◆ **YOUR INSTRUCTIONS**
Write out again, word for word, the lines below from the line that holds "Output the Python" through the line that holds "ax.patch.set_alpha(0)", omitting pictures.

___ GIVEN DATA ___

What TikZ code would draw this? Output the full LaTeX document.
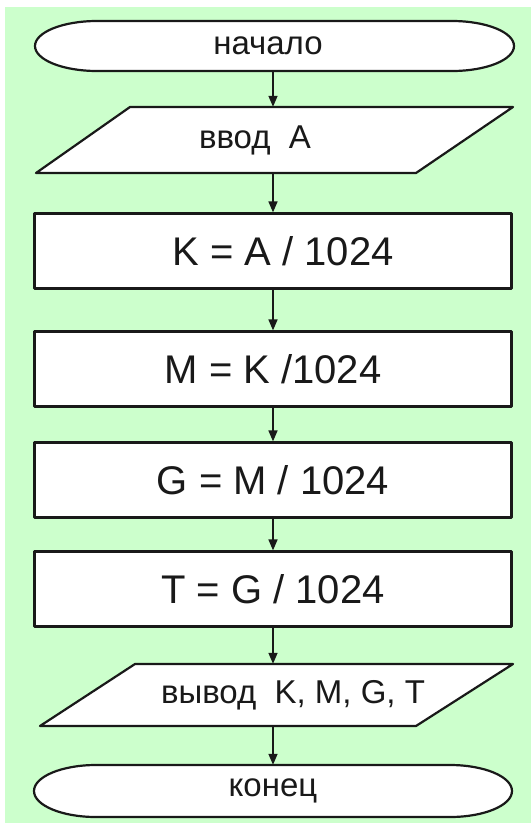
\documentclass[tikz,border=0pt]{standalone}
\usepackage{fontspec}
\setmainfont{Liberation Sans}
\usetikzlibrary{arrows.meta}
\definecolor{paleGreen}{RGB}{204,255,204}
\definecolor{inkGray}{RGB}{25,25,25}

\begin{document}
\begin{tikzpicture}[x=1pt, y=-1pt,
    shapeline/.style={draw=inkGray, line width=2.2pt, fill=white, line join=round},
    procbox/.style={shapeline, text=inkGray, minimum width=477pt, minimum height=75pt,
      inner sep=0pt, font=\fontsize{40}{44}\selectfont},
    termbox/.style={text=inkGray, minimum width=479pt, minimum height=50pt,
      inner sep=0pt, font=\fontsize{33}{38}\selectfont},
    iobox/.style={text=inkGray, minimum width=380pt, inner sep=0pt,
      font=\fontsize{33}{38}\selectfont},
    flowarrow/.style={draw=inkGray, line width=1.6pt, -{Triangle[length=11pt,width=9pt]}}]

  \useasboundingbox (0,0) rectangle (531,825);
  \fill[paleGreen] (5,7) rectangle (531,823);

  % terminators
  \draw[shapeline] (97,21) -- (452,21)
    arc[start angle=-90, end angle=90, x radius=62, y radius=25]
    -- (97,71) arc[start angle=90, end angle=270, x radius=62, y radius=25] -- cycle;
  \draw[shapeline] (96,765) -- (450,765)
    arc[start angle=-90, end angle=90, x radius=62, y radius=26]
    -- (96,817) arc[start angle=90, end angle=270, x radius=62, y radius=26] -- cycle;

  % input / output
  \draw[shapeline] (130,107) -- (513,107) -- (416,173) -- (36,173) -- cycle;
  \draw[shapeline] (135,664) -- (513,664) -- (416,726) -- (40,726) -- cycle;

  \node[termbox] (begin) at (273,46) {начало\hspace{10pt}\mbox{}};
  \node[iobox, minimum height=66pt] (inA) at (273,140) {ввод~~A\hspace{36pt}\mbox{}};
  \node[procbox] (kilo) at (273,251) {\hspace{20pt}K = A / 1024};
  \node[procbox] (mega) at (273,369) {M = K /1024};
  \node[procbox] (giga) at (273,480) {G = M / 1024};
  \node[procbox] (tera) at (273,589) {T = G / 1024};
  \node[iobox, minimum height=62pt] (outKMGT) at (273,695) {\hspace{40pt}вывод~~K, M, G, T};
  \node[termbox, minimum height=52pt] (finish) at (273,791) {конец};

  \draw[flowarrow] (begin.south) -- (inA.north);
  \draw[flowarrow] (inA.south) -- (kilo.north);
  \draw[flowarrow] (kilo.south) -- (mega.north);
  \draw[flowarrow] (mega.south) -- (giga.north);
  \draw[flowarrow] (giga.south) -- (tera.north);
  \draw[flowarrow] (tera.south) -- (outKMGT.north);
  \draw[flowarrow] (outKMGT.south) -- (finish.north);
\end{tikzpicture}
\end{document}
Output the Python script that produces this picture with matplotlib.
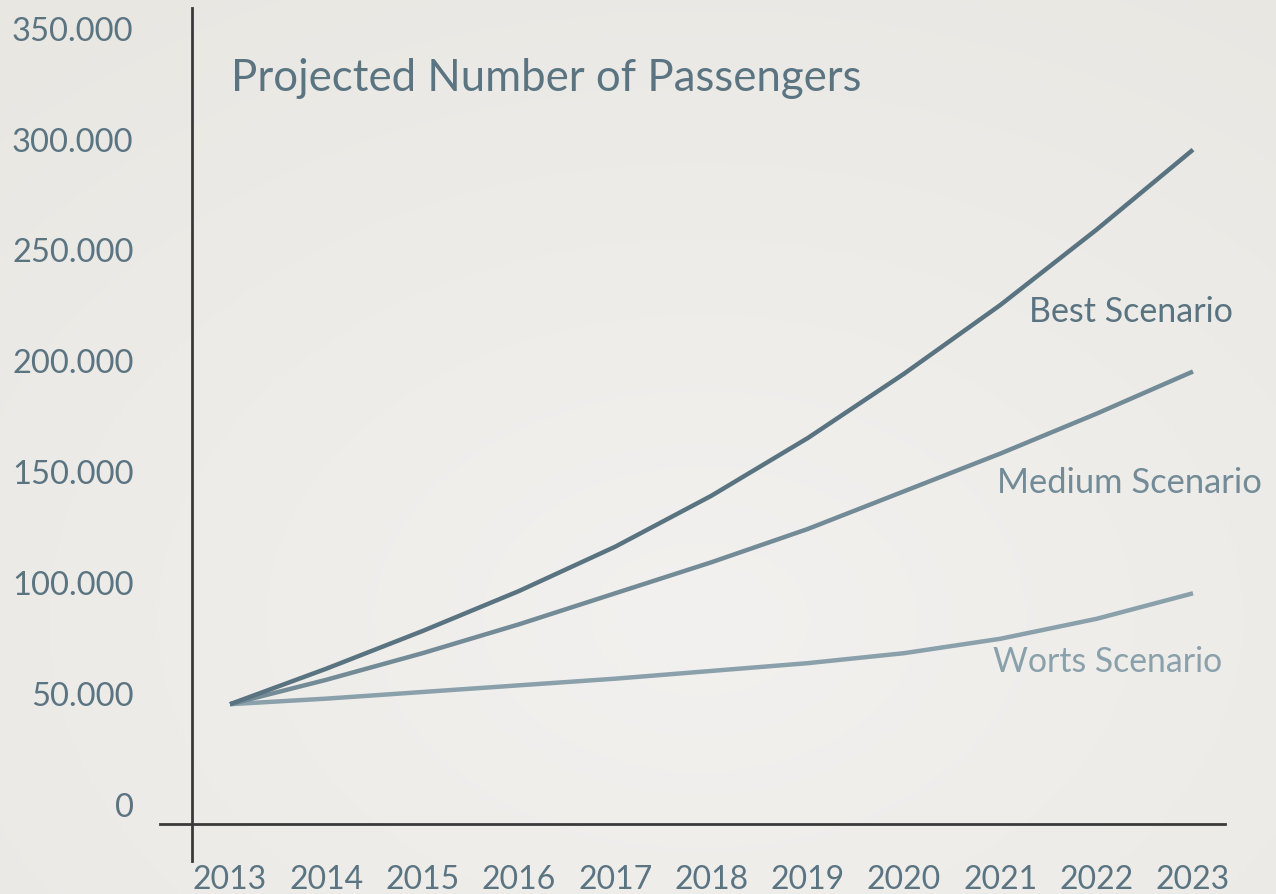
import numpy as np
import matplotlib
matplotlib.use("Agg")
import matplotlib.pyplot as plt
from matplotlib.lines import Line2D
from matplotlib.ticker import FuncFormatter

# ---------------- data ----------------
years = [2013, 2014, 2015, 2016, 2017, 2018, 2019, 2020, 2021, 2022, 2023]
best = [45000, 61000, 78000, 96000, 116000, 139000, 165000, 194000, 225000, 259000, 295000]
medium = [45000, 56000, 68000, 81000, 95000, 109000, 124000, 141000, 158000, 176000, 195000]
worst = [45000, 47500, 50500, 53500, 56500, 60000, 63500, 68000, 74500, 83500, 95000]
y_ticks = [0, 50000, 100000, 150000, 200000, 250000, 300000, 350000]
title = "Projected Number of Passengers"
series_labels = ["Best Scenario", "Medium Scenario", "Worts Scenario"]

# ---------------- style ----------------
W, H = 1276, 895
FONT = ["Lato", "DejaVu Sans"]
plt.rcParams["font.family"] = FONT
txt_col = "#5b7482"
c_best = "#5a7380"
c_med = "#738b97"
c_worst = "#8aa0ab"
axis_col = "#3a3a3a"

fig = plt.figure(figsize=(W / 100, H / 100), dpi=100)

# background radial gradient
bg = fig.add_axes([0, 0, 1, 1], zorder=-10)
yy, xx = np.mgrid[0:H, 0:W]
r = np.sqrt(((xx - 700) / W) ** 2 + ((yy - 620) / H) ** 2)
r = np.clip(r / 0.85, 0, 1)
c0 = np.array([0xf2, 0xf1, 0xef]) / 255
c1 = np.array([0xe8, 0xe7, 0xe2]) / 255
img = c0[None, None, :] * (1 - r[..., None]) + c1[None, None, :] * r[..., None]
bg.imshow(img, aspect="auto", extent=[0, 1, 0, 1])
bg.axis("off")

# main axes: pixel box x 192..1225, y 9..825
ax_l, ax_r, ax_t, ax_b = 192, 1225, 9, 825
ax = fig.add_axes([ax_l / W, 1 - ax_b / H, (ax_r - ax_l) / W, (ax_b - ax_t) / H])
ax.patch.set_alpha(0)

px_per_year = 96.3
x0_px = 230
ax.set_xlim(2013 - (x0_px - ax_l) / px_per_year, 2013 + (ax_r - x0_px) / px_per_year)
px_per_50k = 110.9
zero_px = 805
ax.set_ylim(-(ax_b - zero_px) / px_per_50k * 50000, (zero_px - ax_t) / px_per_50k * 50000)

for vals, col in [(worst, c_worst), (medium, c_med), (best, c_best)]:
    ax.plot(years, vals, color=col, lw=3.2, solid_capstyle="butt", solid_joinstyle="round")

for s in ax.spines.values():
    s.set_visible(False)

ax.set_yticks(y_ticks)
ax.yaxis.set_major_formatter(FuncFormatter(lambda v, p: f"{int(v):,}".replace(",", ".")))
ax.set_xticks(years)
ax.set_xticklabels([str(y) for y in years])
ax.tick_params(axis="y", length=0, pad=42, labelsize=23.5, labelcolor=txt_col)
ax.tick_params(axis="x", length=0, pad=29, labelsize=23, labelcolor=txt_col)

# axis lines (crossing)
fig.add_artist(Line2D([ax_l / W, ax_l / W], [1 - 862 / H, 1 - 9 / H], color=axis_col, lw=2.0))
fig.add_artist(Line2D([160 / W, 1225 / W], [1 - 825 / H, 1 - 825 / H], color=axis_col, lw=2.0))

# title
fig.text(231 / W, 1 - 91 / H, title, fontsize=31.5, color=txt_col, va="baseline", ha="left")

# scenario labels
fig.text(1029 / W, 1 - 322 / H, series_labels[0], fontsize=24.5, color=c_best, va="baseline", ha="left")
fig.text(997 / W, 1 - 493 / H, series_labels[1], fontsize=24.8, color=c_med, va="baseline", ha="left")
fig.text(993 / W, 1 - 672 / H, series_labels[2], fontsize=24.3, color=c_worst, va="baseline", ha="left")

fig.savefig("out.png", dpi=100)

___

◆ **TASK ANSWER**
Output the Python script that produces this picture with matplotlib.
import numpy as np
import matplotlib
matplotlib.use("Agg")
import matplotlib.pyplot as plt
from matplotlib.lines import Line2D
from matplotlib.ticker import FuncFormatter

# ---------------- data ----------------
years = [2013, 2014, 2015, 2016, 2017, 2018, 2019, 2020, 2021, 2022, 2023]
best = [45000, 61000, 78000, 96000, 116000, 139000, 165000, 194000, 225000, 259000, 295000]
medium = [45000, 56000, 68000, 81000, 95000, 109000, 124000, 141000, 158000, 176000, 195000]
worst = [45000, 47500, 50500, 53500, 56500, 60000, 63500, 68000, 74500, 83500, 95000]
y_ticks = [0, 50000, 100000, 150000, 200000, 250000, 300000, 350000]
title = "Projected Number of Passengers"
series_labels = ["Best Scenario", "Medium Scenario", "Worts Scenario"]

# ---------------- style ----------------
W, H = 1276, 895
FONT = ["Lato", "DejaVu Sans"]
plt.rcParams["font.family"] = FONT
txt_col = "#5b7482"
c_best = "#5a7380"
c_med = "#738b97"
c_worst = "#8aa0ab"
axis_col = "#3a3a3a"

fig = plt.figure(figsize=(W / 100, H / 100), dpi=100)

# background radial gradient
bg = fig.add_axes([0, 0, 1, 1], zorder=-10)
yy, xx = np.mgrid[0:H, 0:W]
r = np.sqrt(((xx - 700) / W) ** 2 + ((yy - 620) / H) ** 2)
r = np.clip(r / 0.85, 0, 1)
c0 = np.array([0xf2, 0xf1, 0xef]) / 255
c1 = np.array([0xe8, 0xe7, 0xe2]) / 255
img = c0[None, None, :] * (1 - r[..., None]) + c1[None, None, :] * r[..., None]
bg.imshow(img, aspect="auto", extent=[0, 1, 0, 1])
bg.axis("off")

# main axes: pixel box x 192..1225, y 9..825
ax_l, ax_r, ax_t, ax_b = 192, 1225, 9, 825
ax = fig.add_axes([ax_l / W, 1 - ax_b / H, (ax_r - ax_l) / W, (ax_b - ax_t) / H])
ax.patch.set_alpha(0)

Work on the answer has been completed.